The negative effects of soil erosion are many. When the topsoil on your land washes away, it takes with it nutrients that your plants need to grow well. It can cause gullies in your garden or field, which makes it harder to create a level planting area. The soil that is left will crust over more easily, which makes it hard for seeds to break through, and hard for rainwater to be absorbed. Soil erosion can also be damaging to marine life. When excess soil is washed into rivers and streams, it can disturb the delicate balance that is needed for the aquatic ecosystem to thrive.
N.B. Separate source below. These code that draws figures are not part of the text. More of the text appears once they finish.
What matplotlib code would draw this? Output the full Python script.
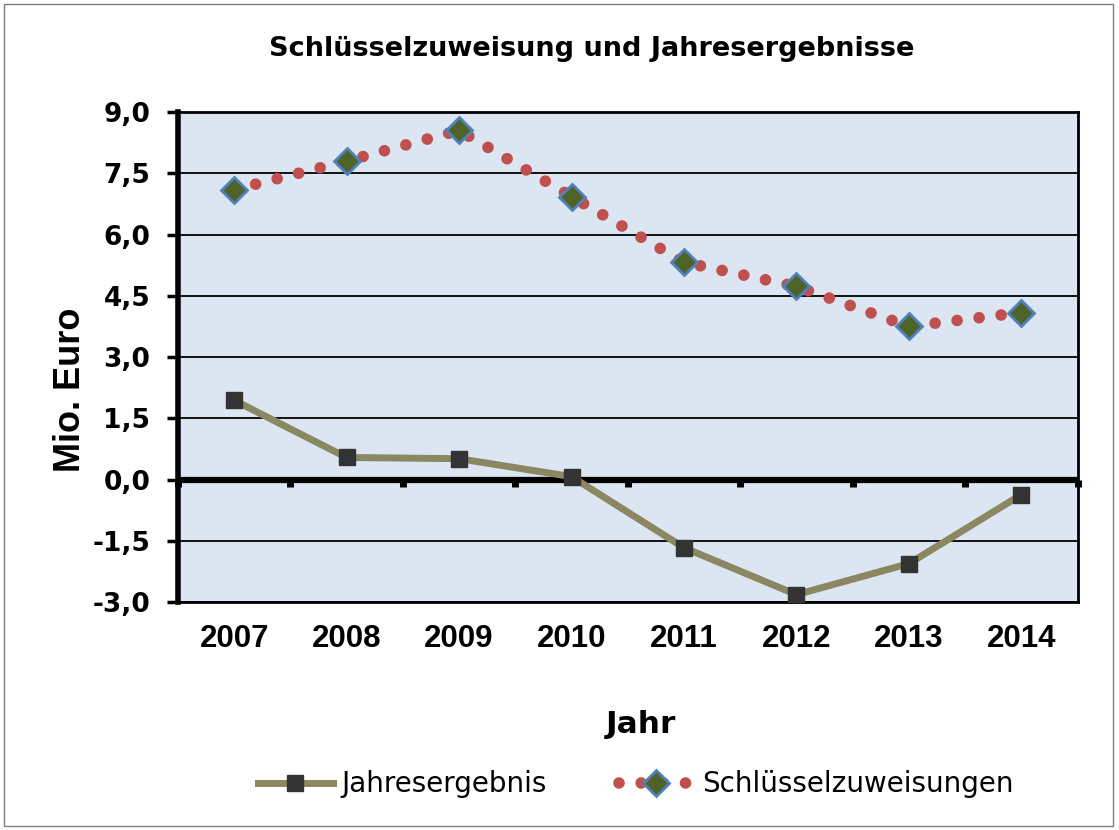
import matplotlib
matplotlib.use("Agg")
import matplotlib.pyplot as plt
from matplotlib.lines import Line2D
from matplotlib.patches import Rectangle
import numpy as np

plt.rcParams['font.family'] = ['Liberation Sans', 'DejaVu Sans']

jahre = ['2007', '2008', '2009', '2010', '2011', '2012', '2013', '2014']
schluessel = [7.1, 7.8, 8.55, 6.93, 5.32, 4.73, 3.75, 4.09]
ergebnis = [1.94, 0.54, 0.51, 0.07, -1.67, -2.82, -2.06, -0.37]
yticks = [-3.0, -1.5, 0.0, 1.5, 3.0, 4.5, 6.0, 7.5, 9.0]
ytick_labels = ['-3,0', '-1,5', '0,0', '1,5', '3,0', '4,5', '6,0', '7,5', '9,0']

x = np.arange(len(jahre)) + 0.5

fig = plt.figure(figsize=(11.19, 8.30), dpi=100)
ax = fig.add_axes([0.159, 0.2747, 0.804, 0.5903])
ax.set_facecolor('#dce6f2')

# outer frame of the chart
fig.patches.append(Rectangle((0.004, 0.005), 0.991, 0.99, transform=fig.transFigure,
                             fill=False, edgecolor='#7f7f7f', linewidth=1))

for y in yticks:
    ax.axhline(y, color='black', linewidth=1.3, zorder=1)
ax.axhline(0, color='black', linewidth=4.5, zorder=2)

dot_style = dict(color='#c0504d', linewidth=8.4, linestyle=(0, (0.001, 1.9)),
                 dash_capstyle='round')
dia_style = dict(linestyle='none', marker='D', markersize=13, markerfacecolor='#4f6228',
                 markeredgecolor='#4f81bd', markeredgewidth=2)
line_style = dict(color='#8a8762', linewidth=5, marker='s', markersize=11,
                  markerfacecolor='#333333', markeredgecolor='#333333')

ax.plot(x, schluessel, zorder=3, **dot_style)
ax.plot(x, schluessel, zorder=4, **dia_style)
ax.plot(x, ergebnis, zorder=3, **line_style)

ax.set_xlim(0, 8)
ax.set_ylim(-3, 9)
ax.set_yticks(yticks)
ax.set_yticklabels(ytick_labels, fontsize=19, fontweight='bold', family='DejaVu Sans')
ax.set_xticks(x)
ax.set_xticklabels(jahre, fontsize=22.5, fontweight='bold')
ax.tick_params(axis='x', length=0, pad=16)
ax.tick_params(axis='y', length=8, width=2.5, pad=12)

for s in ['top', 'bottom', 'right']:
    ax.spines[s].set_linewidth(2)
ax.spines['left'].set_linewidth(4)

# ticks on the zero line
sec = ax.secondary_xaxis(0.25)
sec.set_xticks(np.arange(0, 9))
sec.set_xticklabels([])
sec.tick_params(length=5, width=5, direction='out')
sec.spines['bottom'].set_linewidth(0)

ax.set_ylabel('Mio. Euro', fontsize=26, fontweight='bold')
ax.yaxis.set_label_coords(-0.1, 0.433)

fig.text(0.573, 0.117, 'Jahr', fontsize=22.5, fontweight='bold', family='DejaVu Sans',
         ha='center', va='baseline')
fig.text(0.529, 0.932, 'Schlüsselzuweisung und Jahresergebnisse', fontsize=19.5,
         fontweight='bold', family='DejaVu Sans', ha='center', va='baseline')

h1 = Line2D([], [], **line_style)
h2 = (Line2D([], [], **dot_style), Line2D([], [], **dia_style))
fig.legend([h1, h2], ['Jahresergebnis', 'Schlüsselzuweisungen'], loc='center',
           bbox_to_anchor=(0.568, 0.055), ncol=2, frameon=False,
           prop={'family': 'DejaVu Sans', 'size': 20},
           handlelength=2.7, columnspacing=2.6, handletextpad=0.3)

fig.savefig('out.png', dpi=100)
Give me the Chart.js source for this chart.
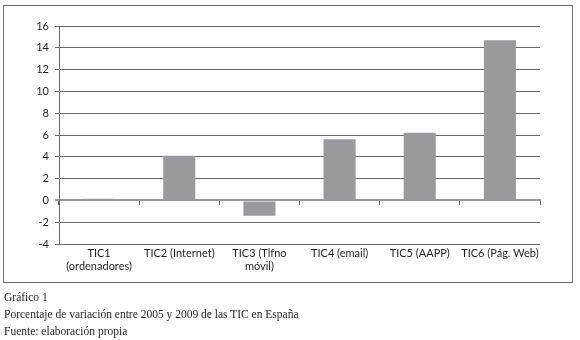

Soil Erosion Control – Soil Erosion Prevention
Soil erosion control begins with soil erosion prevention, and certain plants are excellent at soil erosion prevention. But when it’s too late for soil erosion prevention, you simply have to fix a problem that already exists. Building retaining walls addresses both kinds of soil erosion control issues — both preventing it and fixing an existing problem.

Soil Erosion Prevention

Contour farming is another method that’s useful in preventing and controlling soil erosion by water runoff. It’s done by planting along the slope of a hill, following the natural contours of the land, instead of straight up and down or across.

Soil Erosion Prevention

Soil Erosion Prevention

Another method is that you could plant a cover crop when your land is not in use. Besides providing protection for your land, many cover crops are nitrogen-fixers, which mean they absorb nitrogen from the air and deliver it back to the land.
If you have a problem with wind erosion, try planting a windbreak. A windbreak can be a row of trees, bushes or even a plastic snow fence. Anything that will keep high winds from sweeping across your land can help prevent wind erosion.
Keeping your soil healthy is a very important step to take in preventing soil erosion. Soil that is rich in organic matter has better structure and is less susceptible to being washed or blown away. To keep your soil healthy, add plenty of compost each year and don’t over-till when you are planting.
Preventing soil erosion is always preferable to attempting to control or reverse it later. Once an area of land has been eroded, it’s sometimes impossible to correct it.